:: DATASET EXTRACT

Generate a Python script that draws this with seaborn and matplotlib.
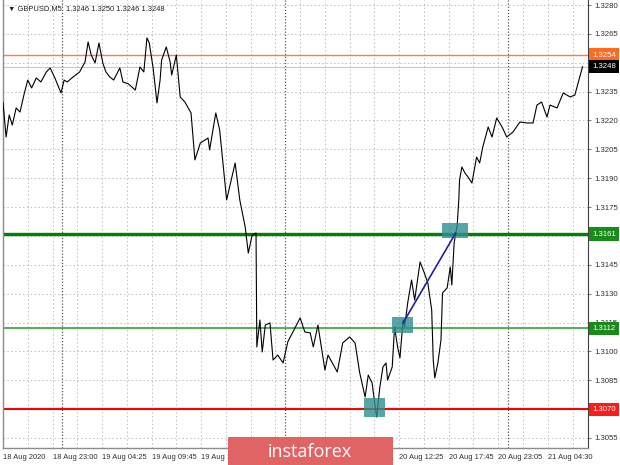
import matplotlib
matplotlib.use("Agg")
import matplotlib.pyplot as plt
import matplotlib.transforms as mtransforms
from matplotlib.patches import Rectangle
import numpy as np
import pandas as pd
import seaborn as sns

# ---------------- data ----------------
bar_index = [0, 4, 8, 12, 17, 22, 27, 32, 37, 43, 49, 56, 61, 67, 75, 79, 83, 89, 99,
             106, 110, 114, 119, 124, 129, 133, 138, 143, 151, 155, 162, 171, 177, 182,
             186, 189, 194, 199, 203, 205, 211, 216, 218, 224, 229, 235, 243, 248, 255,
             265, 267, 275, 280, 289, 300, 306, 313, 317, 322, 327, 328, 332, 335, 339,
             345, 349, 355, 362, 368, 384, 390, 397, 401, 407, 416, 420, 432, 439, 448,
             455, 461, 468, 472, 477, 481, 483, 487, 491, 495, 497, 503, 506, 510, 513,
             517, 519, 523, 528, 532, 539, 544, 549, 554, 556, 558, 562, 566, 568, 574,
             578, 580, 583, 587, 589, 590, 593, 597, 601, 606, 612, 616, 620, 627, 632,
             638, 645, 651, 659, 668, 677, 685, 690, 696, 703, 707, 716, 724, 733, 739,
             745, 749]
close_price = [1.32296, 1.32114, 1.32228, 1.32176, 1.32265, 1.32244, 1.32332, 1.32410,
               1.32369, 1.32421, 1.32400, 1.32452, 1.32473, 1.32421, 1.32343, 1.32410,
               1.32400, 1.32421, 1.32452, 1.32504, 1.32608, 1.32540, 1.32499, 1.32603,
               1.32499, 1.32452, 1.32426, 1.32410, 1.32473, 1.32400, 1.32390, 1.32358,
               1.32478, 1.32452, 1.32629, 1.32603, 1.32473, 1.32291, 1.32410, 1.32514,
               1.32582, 1.32504, 1.32436, 1.32540, 1.32322, 1.32296, 1.32239, 1.31995,
               1.32083, 1.32109, 1.32047, 1.32239, 1.32150, 1.31787, 1.31979, 1.31787,
               1.31646, 1.31511, 1.31605, 1.31615, 1.31023, 1.31163, 1.30997, 1.31137,
               1.31148, 1.30955, 1.30981, 1.30940, 1.31049, 1.31174, 1.31101, 1.31096,
               1.31023, 1.31137, 1.30903, 1.30981, 1.30893, 1.31044, 1.31075, 1.31044,
               1.30888, 1.30763, 1.30877, 1.30836, 1.30711, 1.30659, 1.30815, 1.30919,
               1.30940, 1.30851, 1.30919, 1.31127, 1.31023, 1.30966, 1.31163, 1.31127,
               1.31252, 1.31371, 1.31267, 1.31465, 1.31413, 1.31356, 1.31215, 1.30955,
               1.30862, 1.30940, 1.31059, 1.31304, 1.31330, 1.31439, 1.31345, 1.31563,
               1.31657, 1.31787, 1.31891, 1.31958, 1.31927, 1.31906, 1.31875, 1.32010,
               1.31979, 1.32062, 1.32166, 1.32114, 1.32213, 1.32166, 1.32114, 1.32140,
               1.32192, 1.32187, 1.32187, 1.32280, 1.32296, 1.32218, 1.32280, 1.32265,
               1.32343, 1.32322, 1.32332, 1.32421, 1.32480]

title_text = "\u25BC GBPUSD,M5  1.3246 1.3250 1.3246 1.3248"

# horizontal levels: value, colour, linewidth, label colour
level_values = [1.3254, 1.3248, 1.3161, 1.3112, 1.3070]
level_colors = ["#ff7f3f", "#c8c8c8", "#008000", "#1e9e1e", "#ff0000"]
level_widths = [1.0, 0.8, 2.4, 1.1, 1.5]
label_colors = ["#ff6a20", "#000000", "#1a8a1a", "#1a8a1a", "#ff1a1a"]

# teal boxes: (bar start, bar end, price low, price high)
box_bar_start = [466, 503, 567]
box_bar_end = [494, 530, 601]
box_price_low = [1.30660, 1.31097, 1.31589]
box_price_high = [1.30760, 1.31179, 1.31667]

# blue connecting line
trend_bars = [517, 585]
trend_prices = [1.31148, 1.31615]

x_tick_pos = [0, 64, 128, 192, 256, 320, 384, 448, 512, 576, 640, 704]
# labels at 320, 384 and 448 sit fully under the logo in the reference
x_tick_labels = ["18 Aug 2020", "18 Aug 23:00", "19 Aug 04:25", "19 Aug 09:45",
                 "19 Aug 15:05", "", "", "",
                 "20 Aug 12:25", "20 Aug 17:45", "20 Aug 23:05", "21 Aug 04:30"]
day_separators = [76, 364, 652]
y_ticks = [1.3055, 1.3070, 1.3085, 1.3100, 1.3115, 1.3130, 1.3145, 1.3160,
           1.3175, 1.3190, 1.3205, 1.3220, 1.3235, 1.3250, 1.3265, 1.3280]
# tick labels hidden behind the price boxes in the reference
y_hidden = [1.3070, 1.3160, 1.3250]

# ---------------- plot ----------------
sns.set_style("white")
plt.rcParams["font.family"] = ["Liberation Sans", "DejaVu Sans"]

fig = plt.figure(figsize=(6.2, 4.65), dpi=100)
ax = fig.add_axes([3 / 620, 17 / 465, 585 / 620, 448 / 465])
ax.set_xlim(0, 756)
ax.set_ylim(1.30498, 1.32826)

# grid
for xv in range(32, 756, 32):
    ax.axvline(xv, color="#bdbdbd", lw=0.7, ls=(0, (1.5, 2.5)), zorder=0)
for xv in day_separators:
    ax.axvline(xv, color="#555555", lw=0.9, ls=(0, (1, 1.5)), zorder=0.5)
for yv in y_ticks:
    ax.axhline(yv, color="#bdbdbd", lw=0.7, ls=(0, (1.5, 2.5)), zorder=0)

df = pd.DataFrame({"bar": bar_index, "price": close_price})
sns.lineplot(data=df, x="bar", y="price", ax=ax, color="black", lw=0.8,
             sort=False, estimator=None, zorder=3)

for v, c, w in zip(level_values, level_colors, level_widths):
    ax.axhline(v, color=c, lw=w, zorder=2)

for b0, b1, p0, p1 in zip(box_bar_start, box_bar_end, box_price_low, box_price_high):
    ax.add_patch(Rectangle((b0, p0), b1 - b0, p1 - p0, facecolor="#2f8f8f",
                           alpha=0.8, edgecolor="none", zorder=4))

ax.plot(trend_bars, trend_prices, color="#2020a0", lw=1.2, zorder=5)

# axes styling
ax.yaxis.tick_right()
ax.set_yticks(y_ticks)
ax.set_yticklabels(["" if v in y_hidden else f"{v:.4f}" for v in y_ticks],
                   fontsize=5.6, color="#303030")
ax.set_xticks(x_tick_pos)
ax.set_xticklabels(x_tick_labels, fontsize=5.4, color="#303030", ha="left")
ax.tick_params(axis="both", length=2.5, width=0.6, color="#606060", pad=2)
ax.set_xlabel("")
ax.set_ylabel("")
for side in ["left", "bottom"]:
    ax.spines[side].set_color("#8c8c8c")
    ax.spines[side].set_linewidth(1.0)
ax.spines["right"].set_color("#404040")
ax.spines["right"].set_linewidth(0.8)
ax.spines["top"].set_visible(False)

# price label boxes on the right axis
trans = mtransforms.blended_transform_factory(ax.transAxes, ax.transData)
for i, (v, c) in enumerate(zip(level_values, label_colors)):
    ax.text(1.0 + 4.5 / 585, v, f"{v:.4f}", transform=trans, fontsize=5.6,
            color="white", ha="left", va="center", clip_on=False, zorder=10 + i,
            bbox=dict(boxstyle="square,pad=0.4", facecolor=c, edgecolor="none"))

ax.text(0.009, 0.982, title_text, transform=ax.transAxes, fontsize=5.4,
        color="#202020", ha="left", va="center")

# instaforex logo
fig.patches.append(Rectangle((228 / 620, 0), 165 / 620, 28 / 465,
                             transform=fig.transFigure, facecolor="#e06464",
                             edgecolor="none", zorder=20))
fig.text(310 / 620, 13 / 465, "instaforex", fontsize=13, color="white",
         ha="center", va="center", zorder=21, family=["Open Sans", "DejaVu Sans"])

fig.savefig("out.png", dpi=100)
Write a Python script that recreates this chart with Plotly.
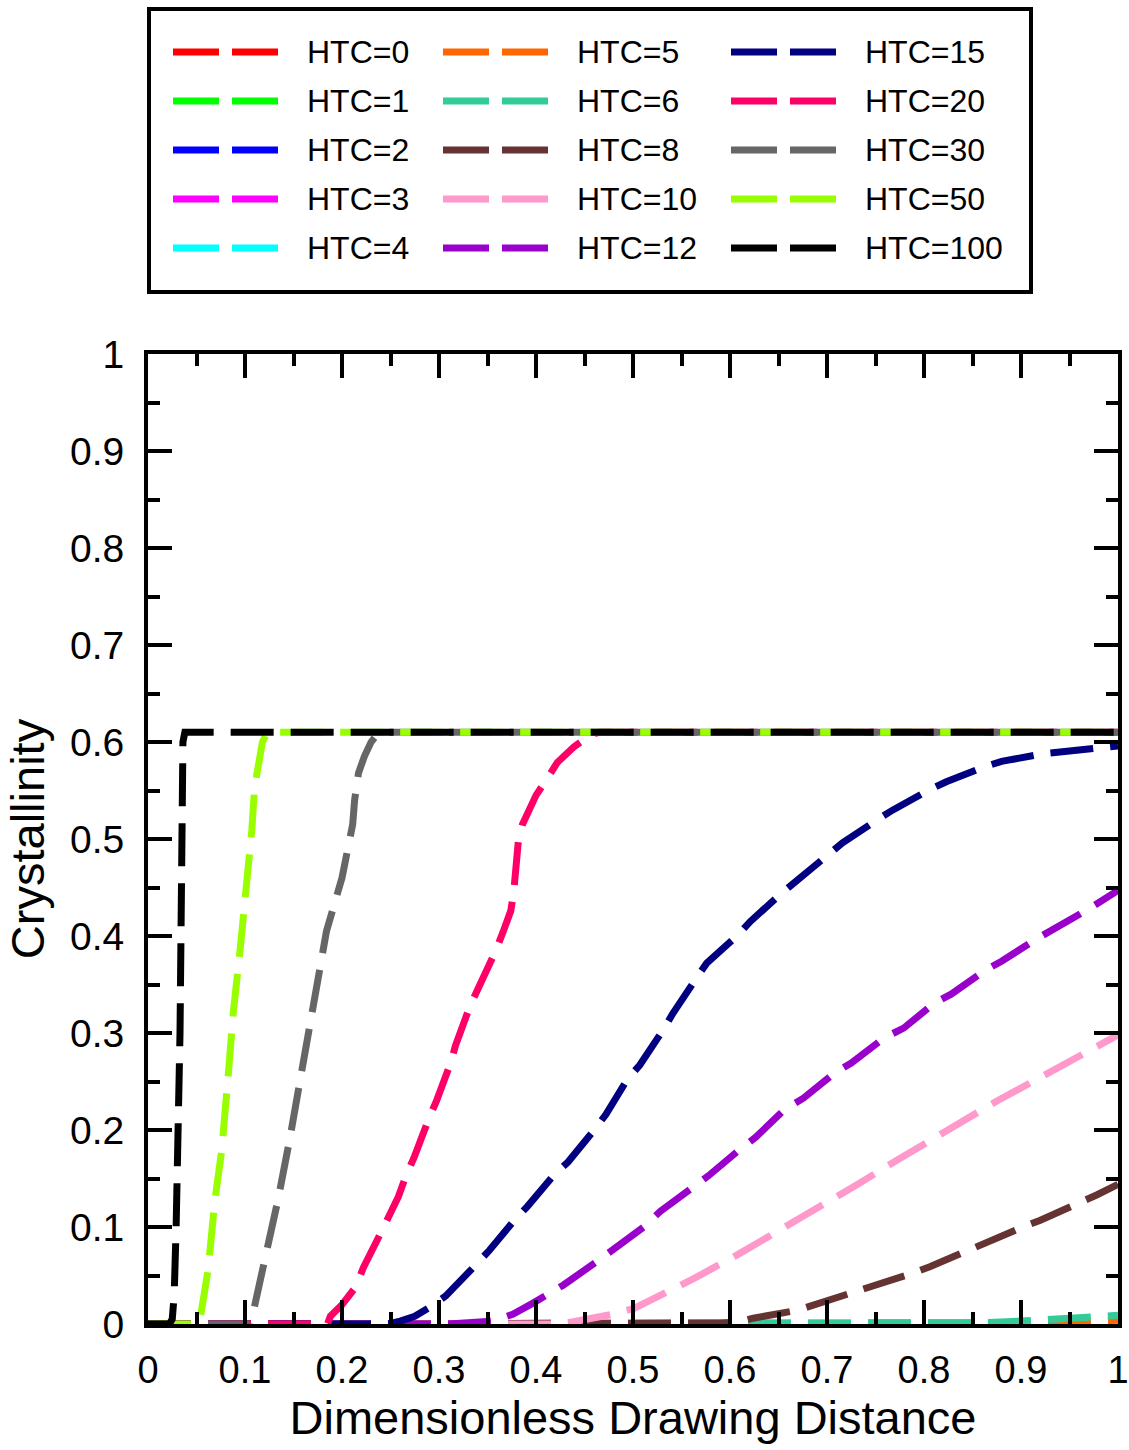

::::

* _EXERCISE AIM_
Repeat the listing above exactly from its first line to the line containing "import seaborn as sns", both included, and omit the pictures.

* _RESPONSE TO THE TASK_
Generate a Python script that draws this with seaborn and matplotlib.
import matplotlib
matplotlib.use("Agg")
import matplotlib.pyplot as plt
import matplotlib.transforms as mtransforms
from matplotlib.patches import Rectangle
import numpy as np
import pandas as pd
import seaborn as sns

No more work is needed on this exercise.